▸ **Written problem**: Exclude the pictures, then repeat the remaining data exactly.

>> Begin

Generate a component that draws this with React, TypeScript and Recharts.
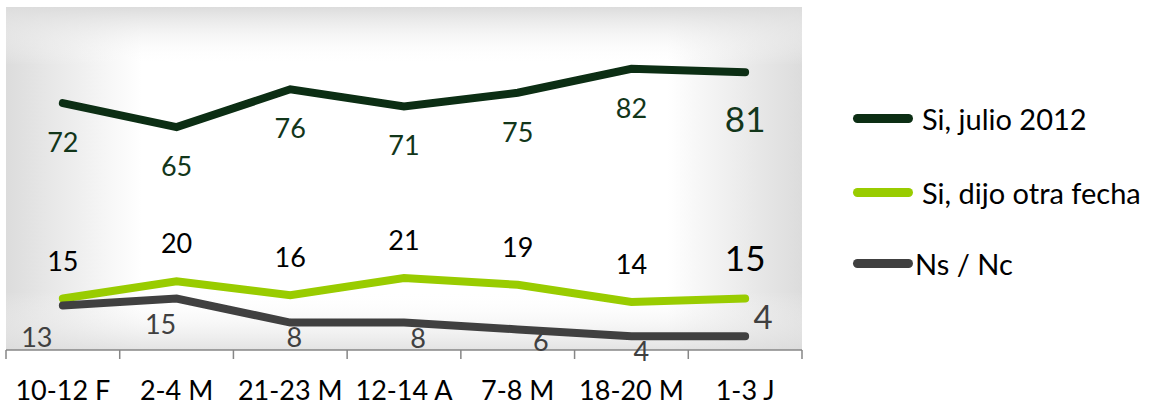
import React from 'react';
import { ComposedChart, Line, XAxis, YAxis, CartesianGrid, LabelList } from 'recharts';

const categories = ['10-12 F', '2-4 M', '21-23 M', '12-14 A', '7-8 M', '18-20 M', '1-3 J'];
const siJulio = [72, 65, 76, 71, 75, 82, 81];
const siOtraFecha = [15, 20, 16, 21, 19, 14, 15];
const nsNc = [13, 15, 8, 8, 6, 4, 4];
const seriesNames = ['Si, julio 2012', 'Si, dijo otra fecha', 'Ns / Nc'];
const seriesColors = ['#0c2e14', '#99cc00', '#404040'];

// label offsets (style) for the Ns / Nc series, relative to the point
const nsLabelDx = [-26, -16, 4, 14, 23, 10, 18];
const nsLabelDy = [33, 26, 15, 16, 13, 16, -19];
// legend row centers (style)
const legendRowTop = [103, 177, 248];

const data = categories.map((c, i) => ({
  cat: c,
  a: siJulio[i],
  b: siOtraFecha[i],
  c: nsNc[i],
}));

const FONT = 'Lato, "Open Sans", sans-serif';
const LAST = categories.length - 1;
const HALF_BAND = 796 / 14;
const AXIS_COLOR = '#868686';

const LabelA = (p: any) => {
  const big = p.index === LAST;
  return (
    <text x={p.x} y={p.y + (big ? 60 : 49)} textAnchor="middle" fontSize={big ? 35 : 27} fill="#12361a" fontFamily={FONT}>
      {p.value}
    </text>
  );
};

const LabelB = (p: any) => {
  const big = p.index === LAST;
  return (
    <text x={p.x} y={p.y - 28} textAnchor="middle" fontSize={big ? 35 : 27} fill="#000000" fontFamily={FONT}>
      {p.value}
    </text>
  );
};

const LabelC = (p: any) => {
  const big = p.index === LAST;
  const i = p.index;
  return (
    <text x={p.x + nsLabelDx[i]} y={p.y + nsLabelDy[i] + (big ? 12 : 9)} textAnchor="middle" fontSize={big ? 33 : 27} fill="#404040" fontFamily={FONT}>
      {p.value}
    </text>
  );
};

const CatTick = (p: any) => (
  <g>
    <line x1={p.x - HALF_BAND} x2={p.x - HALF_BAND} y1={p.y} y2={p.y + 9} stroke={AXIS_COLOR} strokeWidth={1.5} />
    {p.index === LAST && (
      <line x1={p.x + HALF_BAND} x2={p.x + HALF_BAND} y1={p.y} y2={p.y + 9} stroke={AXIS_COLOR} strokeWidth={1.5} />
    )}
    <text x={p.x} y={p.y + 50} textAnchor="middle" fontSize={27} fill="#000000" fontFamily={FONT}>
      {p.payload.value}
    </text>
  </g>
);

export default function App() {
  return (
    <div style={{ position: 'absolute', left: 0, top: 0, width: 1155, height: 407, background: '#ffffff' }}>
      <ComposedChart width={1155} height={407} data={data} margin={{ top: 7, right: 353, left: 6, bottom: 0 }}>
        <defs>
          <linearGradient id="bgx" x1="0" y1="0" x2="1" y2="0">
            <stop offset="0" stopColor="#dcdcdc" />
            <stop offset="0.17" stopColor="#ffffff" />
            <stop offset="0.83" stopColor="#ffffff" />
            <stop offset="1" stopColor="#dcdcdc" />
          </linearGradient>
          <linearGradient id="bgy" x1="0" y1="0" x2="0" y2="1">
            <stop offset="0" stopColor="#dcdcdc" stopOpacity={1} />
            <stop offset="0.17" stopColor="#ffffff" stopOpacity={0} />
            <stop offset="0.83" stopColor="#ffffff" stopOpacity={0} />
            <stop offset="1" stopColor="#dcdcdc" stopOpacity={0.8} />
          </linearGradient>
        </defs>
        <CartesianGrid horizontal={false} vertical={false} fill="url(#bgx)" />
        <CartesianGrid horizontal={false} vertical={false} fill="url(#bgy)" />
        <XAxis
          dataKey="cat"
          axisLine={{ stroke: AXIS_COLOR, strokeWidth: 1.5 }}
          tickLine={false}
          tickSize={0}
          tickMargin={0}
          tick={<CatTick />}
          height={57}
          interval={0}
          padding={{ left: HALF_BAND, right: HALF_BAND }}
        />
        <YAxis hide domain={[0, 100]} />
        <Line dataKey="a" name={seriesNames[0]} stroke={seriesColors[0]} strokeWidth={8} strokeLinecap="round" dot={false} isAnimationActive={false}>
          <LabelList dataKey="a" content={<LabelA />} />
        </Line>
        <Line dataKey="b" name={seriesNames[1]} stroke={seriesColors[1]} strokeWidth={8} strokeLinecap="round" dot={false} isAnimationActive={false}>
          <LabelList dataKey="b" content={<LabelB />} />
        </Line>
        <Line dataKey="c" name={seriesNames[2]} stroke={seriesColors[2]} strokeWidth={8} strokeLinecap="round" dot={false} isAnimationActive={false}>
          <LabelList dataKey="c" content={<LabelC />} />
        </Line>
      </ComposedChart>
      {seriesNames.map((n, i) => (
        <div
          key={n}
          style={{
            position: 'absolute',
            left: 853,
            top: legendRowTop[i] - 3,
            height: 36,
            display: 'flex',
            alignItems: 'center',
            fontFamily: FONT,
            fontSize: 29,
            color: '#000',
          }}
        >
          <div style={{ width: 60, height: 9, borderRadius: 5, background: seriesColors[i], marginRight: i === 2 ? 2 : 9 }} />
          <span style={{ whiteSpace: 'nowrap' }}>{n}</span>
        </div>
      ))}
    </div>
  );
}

>> End

▸ **Exercise answer**:
Generate a component that draws this with React, TypeScript and Recharts.
import React from 'react';
import { ComposedChart, Line, XAxis, YAxis, CartesianGrid, LabelList } from 'recharts';

const categories = ['10-12 F', '2-4 M', '21-23 M', '12-14 A', '7-8 M', '18-20 M', '1-3 J'];
const siJulio = [72, 65, 76, 71, 75, 82, 81];
const siOtraFecha = [15, 20, 16, 21, 19, 14, 15];
const nsNc = [13, 15, 8, 8, 6, 4, 4];
const seriesNames = ['Si, julio 2012', 'Si, dijo otra fecha', 'Ns / Nc'];
const seriesColors = ['#0c2e14', '#99cc00', '#404040'];

// label offsets (style) for the Ns / Nc series, relative to the point
const nsLabelDx = [-26, -16, 4, 14, 23, 10, 18];
const nsLabelDy = [33, 26, 15, 16, 13, 16, -19];
// legend row centers (style)
const legendRowTop = [103, 177, 248];

const data = categories.map((c, i) => ({
  cat: c,
  a: siJulio[i],
  b: siOtraFecha[i],
  c: nsNc[i],
}));

const FONT = 'Lato, "Open Sans", sans-serif';
const LAST = categories.length - 1;
const HALF_BAND = 796 / 14;
const AXIS_COLOR = '#868686';

const LabelA = (p: any) => {
  const big = p.index === LAST;
  return (
    <text x={p.x} y={p.y + (big ? 60 : 49)} textAnchor="middle" fontSize={big ? 35 : 27} fill="#12361a" fontFamily={FONT}>
      {p.value}
    </text>
  );
};

const LabelB = (p: any) => {
  const big = p.index === LAST;
  return (
    <text x={p.x} y={p.y - 28} textAnchor="middle" fontSize={big ? 35 : 27} fill="#000000" fontFamily={FONT}>
      {p.value}
    </text>
  );
};

const LabelC = (p: any) => {
  const big = p.index === LAST;
  const i = p.index;
  return (
    <text x={p.x + nsLabelDx[i]} y={p.y + nsLabelDy[i] + (big ? 12 : 9)} textAnchor="middle" fontSize={big ? 33 : 27} fill="#404040" fontFamily={FONT}>
      {p.value}
    </text>
  );
};

const CatTick = (p: any) => (
  <g>
    <line x1={p.x - HALF_BAND} x2={p.x - HALF_BAND} y1={p.y} y2={p.y + 9} stroke={AXIS_COLOR} strokeWidth={1.5} />
    {p.index === LAST && (
      <line x1={p.x + HALF_BAND} x2={p.x + HALF_BAND} y1={p.y} y2={p.y + 9} stroke={AXIS_COLOR} strokeWidth={1.5} />
    )}
    <text x={p.x} y={p.y + 50} textAnchor="middle" fontSize={27} fill="#000000" fontFamily={FONT}>
      {p.payload.value}
    </text>
  </g>
);

export default function App() {
  return (
    <div style={{ position: 'absolute', left: 0, top: 0, width: 1155, height: 407, background: '#ffffff' }}>
      <ComposedChart width={1155} height={407} data={data} margin={{ top: 7, right: 353, left: 6, bottom: 0 }}>
        <defs>
          <linearGradient id="bgx" x1="0" y1="0" x2="1" y2="0">
            <stop offset="0" stopColor="#dcdcdc" />
            <stop offset="0.17" stopColor="#ffffff" />
            <stop offset="0.83" stopColor="#ffffff" />
            <stop offset="1" stopColor="#dcdcdc" />
          </linearGradient>
          <linearGradient id="bgy" x1="0" y1="0" x2="0" y2="1">
            <stop offset="0" stopColor="#dcdcdc" stopOpacity={1} />
            <stop offset="0.17" stopColor="#ffffff" stopOpacity={0} />
            <stop offset="0.83" stopColor="#ffffff" stopOpacity={0} />
            <stop offset="1" stopColor="#dcdcdc" stopOpacity={0.8} />
          </linearGradient>
        </defs>
        <CartesianGrid horizontal={false} vertical={false} fill="url(#bgx)" />
        <CartesianGrid horizontal={false} vertical={false} fill="url(#bgy)" />
        <XAxis
          dataKey="cat"
          axisLine={{ stroke: AXIS_COLOR, strokeWidth: 1.5 }}
          tickLine={false}
          tickSize={0}
          tickMargin={0}
          tick={<CatTick />}
          height={57}
          interval={0}
          padding={{ left: HALF_BAND, right: HALF_BAND }}
        />
        <YAxis hide domain={[0, 100]} />
        <Line dataKey="a" name={seriesNames[0]} stroke={seriesColors[0]} strokeWidth={8} strokeLinecap="round" dot={false} isAnimationActive={false}>
          <LabelList dataKey="a" content={<LabelA />} />
        </Line>
        <Line dataKey="b" name={seriesNames[1]} stroke={seriesColors[1]} strokeWidth={8} strokeLinecap="round" dot={false} isAnimationActive={false}>
          <LabelList dataKey="b" content={<LabelB />} />
        </Line>
        <Line dataKey="c" name={seriesNames[2]} stroke={seriesColors[2]} strokeWidth={8} strokeLinecap="round" dot={false} isAnimationActive={false}>
          <LabelList dataKey="c" content={<LabelC />} />
        </Line>
      </ComposedChart>
      {seriesNames.map((n, i) => (
        <div
          key={n}
          style={{
            position: 'absolute',
            left: 853,
            top: legendRowTop[i] - 3,
            height: 36,
            display: 'flex',
            alignItems: 'center',
            fontFamily: FONT,
            fontSize: 29,
            color: '#000',
          }}
        >
          <div style={{ width: 60, height: 9, borderRadius: 5, background: seriesColors[i], marginRight: i === 2 ? 2 : 9 }} />
          <span style={{ whiteSpace: 'nowrap' }}>{n}</span>
        </div>
      ))}
    </div>
  );
}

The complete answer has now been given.